How I learned to exercise both grace and courage

I slumped on the bench in my church's main hallway. The footsteps and voices all around me receded as I let the words that had just come to mind sink deep: "For just as each of us has one body with many members, and these members do not all have the same function, so in Christ we, though many, form one body, and each member belongs to all the others (Romans 12:4-5, NIV).

Slumping on that bench, back hunched and eyes closed, I knew that I just couldn't take any more. Ken (not his real name) could no longer work on my administrative team. He had been a critical part of that team for more than 10 years. He'd designed, engineered, and now controlled all the technical and computer systems at our church—all on his own time. As administrative pastor, responsible for all the day-to-day operations of the building and staff, I supervised Ken.

Ken's e-mails and conversations, not just with me, but with other members of the team and with our senior pastor, were the kind that make you wonder why "church" allows such behavior when, at any other organization, he'd face a three-month probation. He resisted accountability with every fiber of his being—just getting him to a meeting to collaborate on writing a job description for his role had taken me months. As for my requests for documentation, group training, and an emergency backup plan…five years later and counting, I still hadn't received a single piece of information. Worst of all, he'd violated basic privacy and confidentiality protocols more than once by reading and responding to the e-mails that leadership and staff sent via the church's server. That had been easy for him to do—the server lived in his second bedroom!

Yes, it had hurt when he'd called me incompetent, lacking in interpersonal skills and theological acumen. After that conversation I'd limped home, drawn a hot bath, and gone to bed, praying I wouldn't have to go to work the next day—church ministry was too hard, too lonely, and too "crazy."

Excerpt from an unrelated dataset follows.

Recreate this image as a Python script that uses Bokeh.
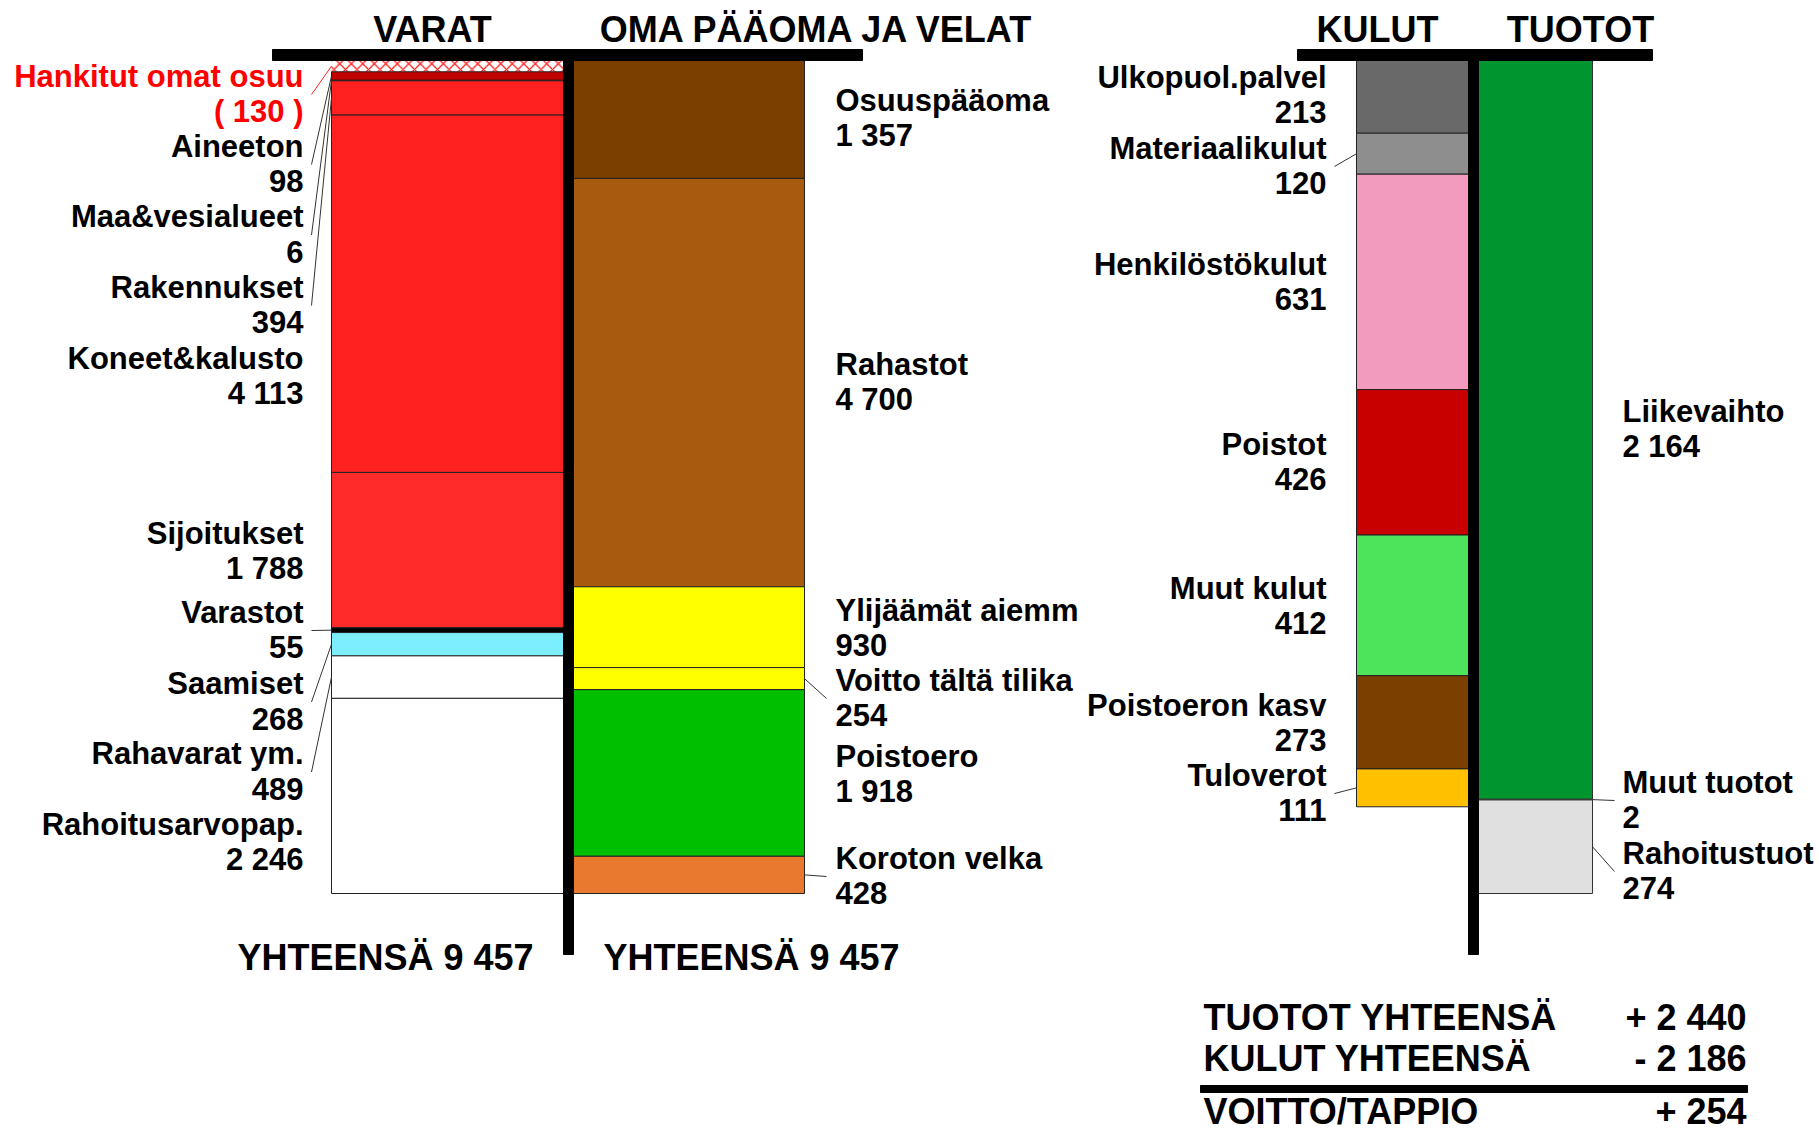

Yet sitting on the hallway bench, the Spirit had been quite clear: Was I courageous enough, patient enough, strong enough to take Romans 12:5 seriously? What did it mean that I was a member of a church and that I therefore belonged to each person who called that church home…just as they belonged to me? Clearly, Ken didn't think I belonged and frankly, the feeling was mutual. But we both belonged. Belonging meant that quitting my role as administrative pastor because of six years worth of toxic buildup with a team member wasn't an option.